Suzuki’s sales network in Thailand has also shrunk from 127 dealers to 92 dealers in the last year.
How does this affect South East Asians?
For the Thais, we can expect all Suzukis to be imported by next year. Right now only the Celerio and Swift are made in Thailand and they already get Indonesian-made Ertiga, XL7 and Carry models. Four new models from Indonesia, Japan and India will be launched in Thailand. This may include hybrid and electric vehicles.

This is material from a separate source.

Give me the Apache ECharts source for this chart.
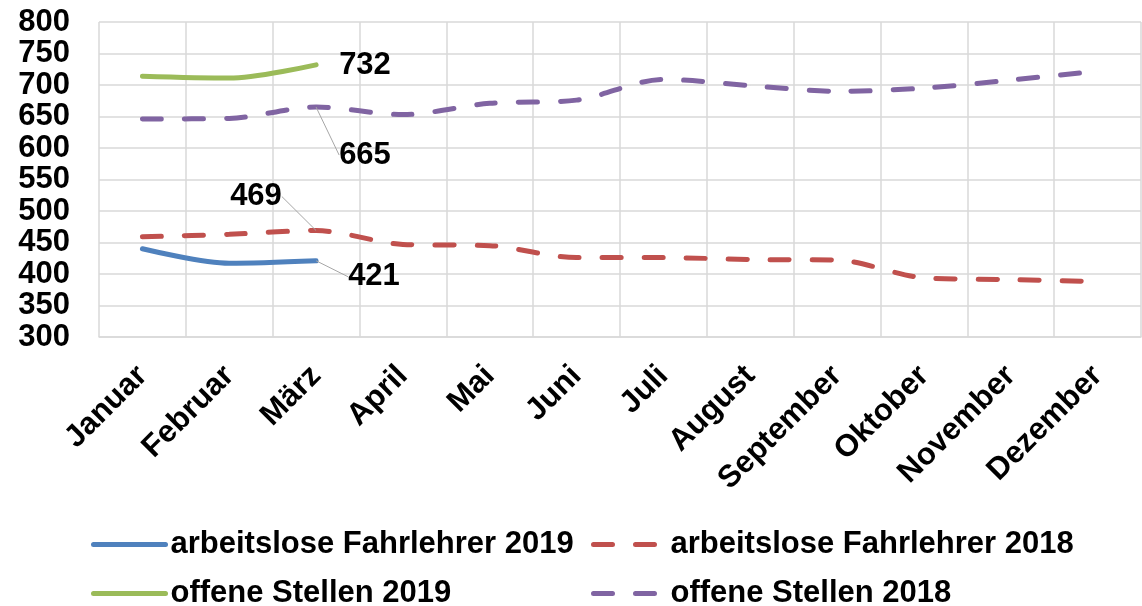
<!DOCTYPE html>
<html style="height: 100%">
   <head>
       <meta charset="utf-8">
   </head>
   <body style="height: 100%; margin: 0">
       <div id="container" style="height: 100%"></div>
       <script type="text/javascript" src="https://cdn.jsdelivr.net/npm/echarts@6/dist/echarts.min.js"></script>
       <script type="text/javascript">

var months = ['Januar', 'Februar', 'März', 'April', 'Mai', 'Juni', 'Juli', 'August', 'September', 'Oktober', 'November', 'Dezember'];
var arbeitslose2019 = [440, 417, 421];
var arbeitslose2018 = [459, 463, 469, 447, 445, 426, 426, 423, 422, 394, 391, 388];
var offene2019 = [714, 711, 732];
var offene2018 = [646, 647, 665, 653, 671, 676, 709, 699, 690, 695, 708, 722];
var labelIndex = 2;  // only März gets a value label

var font = "'Liberation Sans', Arial, sans-serif";
var dash = [19, 23];

function withLabel(values, leader) {
    return values.map(function (v, i) {
        if (i !== labelIndex) return v;
        return {
            value: v,
            label: {show: true},
            labelLine: {show: leader}
        };
    });
}

// shift = label move from position 'right' of the point
function makeSeries(name, values, color, dashed, shift, leader) {
    return {
        name: name,
        type: 'line',
        data: withLabel(values, leader),
        symbol: 'circle',
        symbolSize: 0.1,
        showSymbol: true,
        smooth: 0.3,
        lineStyle: {
            color: color,
            width: 5,
            type: dashed ? dash : 'solid',
            cap: 'round'
        },
        itemStyle: {color: color},
        label: {
            show: false,
            position: 'right',
            color: '#000',
            fontFamily: font,
            fontWeight: 'bold',
            fontSize: 31
        },
        labelLine: {
            lineStyle: {color: '#a6a6a6', width: 1}
        },
        labelLayout: function (params) {
            if (params.dataIndex !== labelIndex) return {};
            return {dx: shift[0], dy: shift[1]};
        }
    };
}

function legendAt(name, left, top, dashed) {
    return {
        data: [name],
        left: left,
        top: top,
        itemWidth: 72,
        itemHeight: 10,
        itemStyle: {opacity: 0},
        lineStyle: {width: 5, cap: 'round', type: dashed ? dash : 'solid'},
        textStyle: {
            color: '#000',
            fontFamily: font,
            fontWeight: 'bold',
            fontSize: 31
        }
    };
}

var dom = document.getElementById("container");
var myChart = echarts.init(dom);
var option = {
    animation: false,
    legend: [
        legendAt('arbeitslose Fahrlehrer 2019', 86, 524, false),
        legendAt('arbeitslose Fahrlehrer 2018', 586, 524, true),
        legendAt('offene Stellen 2019', 86, 573, false),
        legendAt('offene Stellen 2018', 586, 573, true)
    ],
    grid: {left: 99, right: 1, top: 22, bottom: 269},
    xAxis: {
        type: 'category',
        data: months,
        boundaryGap: true,
        axisTick: {show: false},
        axisLine: {lineStyle: {color: '#d9d9d9', width: 1.5}},
        splitLine: {show: true, interval: 0, lineStyle: {color: '#d9d9d9', width: 1.5}},
        axisLabel: {
            interval: 0,
            rotate: 45,
            margin: 34,
            color: '#000',
            fontFamily: font,
            fontWeight: 'bold',
            fontSize: 31
        }
    },
    yAxis: {
        type: 'value',
        min: 300,
        max: 800,
        interval: 50,
        axisLine: {show: false},
        axisTick: {show: false},
        splitLine: {lineStyle: {color: '#d9d9d9', width: 1.5}},
        axisLabel: {
            margin: 29,
            color: '#000',
            fontFamily: font,
            fontWeight: 'bold',
            fontSize: 31
        }
    },
    series: [
        makeSeries('arbeitslose Fahrlehrer 2019', arbeitslose2019, '#4f81bd', false, [27, 16], true),
        makeSeries('arbeitslose Fahrlehrer 2018', arbeitslose2018, '#c0504d', true, [-91, -34], true),
        makeSeries('offene Stellen 2019', offene2019, '#9bbb59', false, [18, 1], false),
        makeSeries('offene Stellen 2018', offene2018, '#8064a2', true, [18, 48], true)
    ]
};
myChart.setOption(option);

window.onresize = function () {
    myChart.resize();
};
       </script>
   </body>
</html>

Malaysia’s Suzuki distributor, Naza Eastern Motors, already imports two models from Japan – the Swift and Jimny. If Suzuki can come up with a competitive India-made EV before 2026, we could see the introduction of that in our market. The Suzuki eVX concept is a hot contender as it has an expected range of 550km per charge but it’s not in production yet. It’s unclear if mild hybrid models like the Suzuki Fronx have a place in Malaysia under this new strategy as there are now significant tax advantages in place.

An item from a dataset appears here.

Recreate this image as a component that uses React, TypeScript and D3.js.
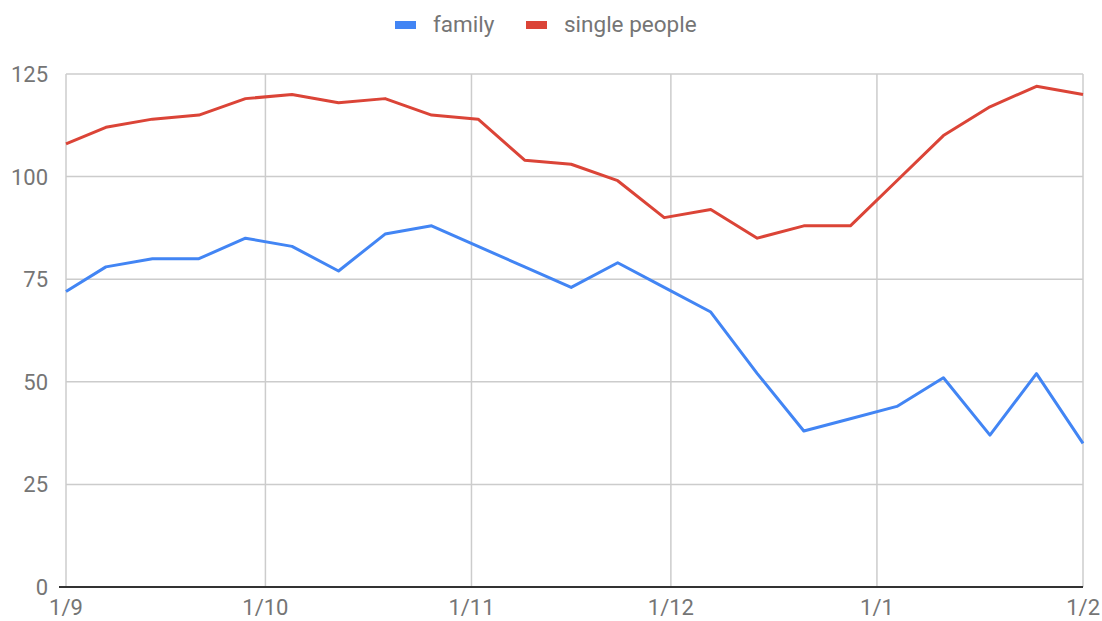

Overall, the biggest winner in South East Asia is Indonesia as the plant there will only be getting more investment from Japan. The Thai plant only makes 10,000 cars a year at its current rate and will not be receiving further investment. Suzuki already has a large plant in Indonesia where 100,000 vehicles are made a year (including the Ertiga, which was sold as a Proton some time ago). Meanwhile their plants in India make 2 MILLION cars a year and are anticipated to double in production capacity by 2030. This is pretty insane considering Suzuki only makes 1 million cars a year in its home country.